Simulated Fireside Corrosion Behavior of a Wrought Ni-Fe-Based Superalloy for 700 °C-Class Ultra-supercritical Power Plant Applications

Abstract

Laboratory corrosion tests were performed to assess the corrosion behavior of a newly wrought Ni-Fe-based superalloy for a 700 °C-class ultra-supercritical power plant application. The new alloy was investigated in a simulated coal ash/gas atmosphere at 700 and 750 °C (with and without NaCl addition) for exposure times up to 500 h, using scanning electron microscopy with energy-dispersive x-ray spectroscopy as well as x-ray diffraction. The results indicated that the new alloy exhibited an anti-corrosion behavior comparable to the currently used Ni-Fe-based alloys for A-USC plant applications.

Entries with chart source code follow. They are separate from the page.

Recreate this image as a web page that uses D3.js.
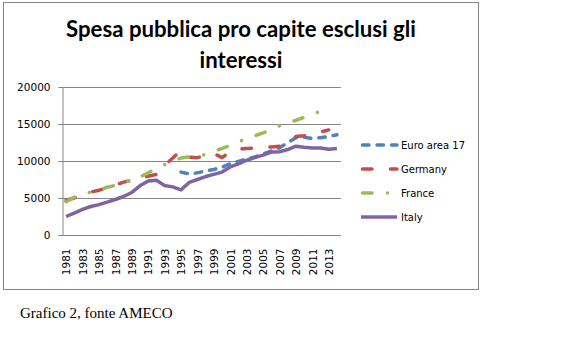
<!DOCTYPE html>
<html>
<head>
<meta charset="utf-8">
<script src="https://cdn.jsdelivr.net/npm/d3@7"></script>
<style>
  html, body { margin: 0; padding: 0; background: #fff; }
  svg { display: block; }
</style>
</head>
<body>
<svg id="chart" width="585" height="348"></svg>
<script>
// Public spending per capita excluding interest, 1981-2014 (source: AMECO)
const years = d3.range(1981, 2015);
const yTicks = [0, 5000, 10000, 15000, 20000];

const euroArea17 = [null, null, null, null, null, null, null, null, null, null,
  null, null, null, null, 8500, 8250, 8400, 8650, 8850, 9150,
  9650, 9950, 10250, 10550, 10950, 11350, 11800, 12450, 13150, 13200,
  13050, 13150, 13300, 13550];
const germany = [4700, 5000, 5400, 5800, 6050, 6350, 6750, 7150, 7400, 7700,
  7950, 8200, 9400, 10400, 11450, 10500, 10450, 10750, 11000, 10450,
  11300, 11600, 11700, 11750, 11800, 11900, 12000, 12500, 13300, 13400,
  13600, 13900, 14200, null];
const france = [4500, 5100, 5450, 5800, 6050, 6450, 6700, 6950, 7550, 7850,
  8400, 9000, 9500, 10000, 10400, 10550, 10600, 10900, 11300, 11700,
  12100, 12600, 13000, 13400, 13800, 14250, 14750, 15100, 15500, 15900,
  16350, 16700, 17000, null];
const italy = [2500, 2950, 3450, 3850, 4100, 4450, 4800, 5200, 5750, 6650,
  7300, 7400, 6700, 6500, 6100, 7100, 7500, 7900, 8200, 8500,
  9200, 9600, 10100, 10450, 10800, 11200, 11250, 11550, 12000, 11850,
  11750, 11750, 11600, 11700];

const seriesNames = ["Euro area 17", "Germany", "France", "Italy"];
const seriesValues = [euroArea17, germany, france, italy];
const seriesColors = ["#4F81BD", "#C0504D", "#9BBB59", "#8064A2"];
const seriesDash = ["6.5,8", "9.5,18.5", "9.5,15.5,0.01,15.5", null];

const svg = d3.select("#chart");
const gray = "#868686";
const tickFont = "'DejaVu Sans', Verdana, sans-serif";

// Outer chart frame
svg.append("rect")
  .attr("x", 3.5).attr("y", 2.5).attr("width", 475).attr("height", 287)
  .attr("fill", "#fff").attr("stroke", gray).attr("stroke-width", 1);

// Title, two lines, sized to fit
const title = svg.append("text")
  .attr("text-anchor", "middle")
  .attr("font-family", "Lato, Roboto, sans-serif")
  .attr("font-weight", "bold")
  .attr("fill", "#000");
title.append("tspan").attr("x", 241).attr("y", 37).text("Spesa pubblica pro capite esclusi gli");
title.append("tspan").attr("x", 241).attr("y", 68).text("interessi");
let fs = 22;
title.attr("font-size", fs);
const w1 = title.select("tspan").node().getComputedTextLength();
fs = fs * 350 / w1;
title.attr("font-size", fs.toFixed(2));

// Scales
const plot = { left: 62, right: 341, top: 87, bottom: 235 };
const x = d3.scalePoint().domain(years).range([plot.left, plot.right]).padding(0.5);
const y = d3.scaleLinear().domain([0, 20000]).range([plot.bottom, plot.top]);

// Gridlines
svg.append("g")
  .selectAll("line")
  .data(yTicks.filter(d => d > 0))
  .join("line")
  .attr("x1", plot.left).attr("x2", plot.right)
  .attr("y1", d => Math.round(y(d)) + 0.5).attr("y2", d => Math.round(y(d)) + 0.5)
  .attr("stroke", gray).attr("stroke-width", 1);

// Y axis
const yAxis = svg.append("g")
  .attr("transform", `translate(${plot.left + 0.5},0)`)
  .call(d3.axisLeft(y).tickValues(yTicks).tickSize(4).tickPadding(8).tickFormat(d3.format("d")));
yAxis.select(".domain").attr("stroke", gray);
yAxis.selectAll(".tick line").attr("stroke", gray);
yAxis.selectAll(".tick text")
  .attr("font-family", tickFont).attr("font-size", 10.5).attr("fill", "#000");

// X axis
const xAxis = svg.append("g")
  .attr("transform", `translate(0,${plot.bottom + 0.5})`)
  .call(d3.axisBottom(x).tickValues(years.filter(d => (d - 1981) % 2 === 0)).tickSize(0).tickPadding(0));
xAxis.select(".domain").attr("stroke", gray).attr("d", `M${plot.left},0H${plot.right}`);
xAxis.selectAll(".tick text")
  .attr("font-family", tickFont).attr("font-size", 10.5).attr("fill", "#000")
  .attr("text-anchor", "end")
  .attr("transform", "translate(0,13) rotate(-90)")
  .attr("x", 0).attr("y", 0).attr("dy", "0.36em");

// Series lines
const line = d3.line()
  .defined(d => d.v != null)
  .x(d => x(d.year))
  .y(d => y(d.v));

const lines = svg.append("g");
seriesValues.forEach((vals, i) => {
  const pts = years.map((yr, k) => ({ year: yr, v: vals[k] }));
  lines.append("path")
    .datum(pts)
    .attr("d", line)
    .attr("fill", "none")
    .attr("stroke", seriesColors[i])
    .attr("stroke-width", 3.5)
    .attr("stroke-linecap", seriesDash[i] ? "round" : "butt")
    .attr("stroke-linejoin", "round")
    .attr("stroke-dasharray", seriesDash[i]);
});

// Legend
const legend = svg.append("g");
const legendY = [145, 169, 193, 217];
seriesNames.forEach((name, i) => {
  const g = legend.append("g").attr("transform", `translate(0,${legendY[i]})`);
  g.append("line")
    .attr("x1", seriesDash[i] ? 362.5 : 361).attr("x2", 397).attr("y1", 0).attr("y2", 0)
    .attr("stroke", seriesColors[i]).attr("stroke-width", 3.5)
    .attr("stroke-linecap", seriesDash[i] ? "round" : "butt")
    .attr("stroke-dasharray", seriesDash[i]);
  g.append("text")
    .attr("x", 401).attr("y", 0).attr("dy", "0.35em")
    .attr("font-family", tickFont).attr("font-size", 10)
    .attr("fill", "#000")
    .text(name);
});

// Caption below the chart
svg.append("text")
  .attr("x", 20).attr("y", 318)
  .attr("font-family", "'Liberation Serif', 'Times New Roman', serif")
  .attr("font-size", 15).attr("fill", "#000")
  .text("Grafico 2, fonte AMECO");
</script>
</body>
</html>
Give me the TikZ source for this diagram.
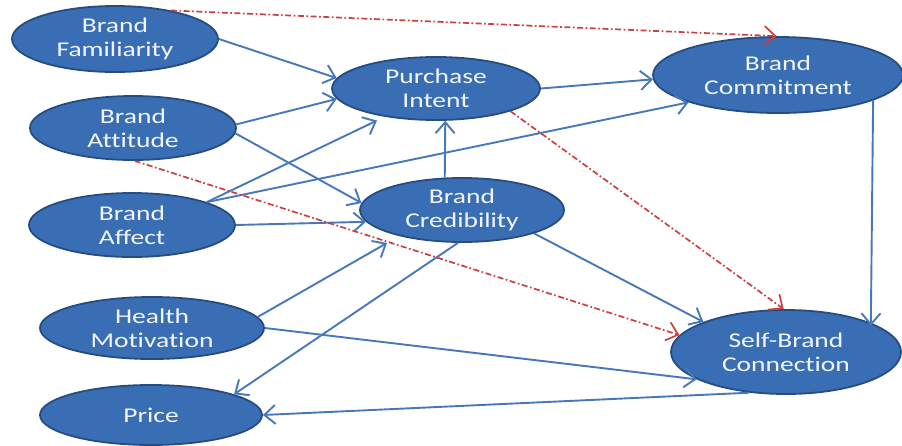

Layered corrosion products consisting of a Cr2O3 outer layer and thread-like internal oxides were observed at both 700 and 750 °C. The elevation of the temperature accelerated the growth of corrosion scale, which was characterized by the formation of thicker corrosion scales and more internal oxides and sulfides. The addition of NaCl led to significant scale spallation, where volatile metal chlorides may be responsible for these spallations and for more severe internal oxidation and sulfuration.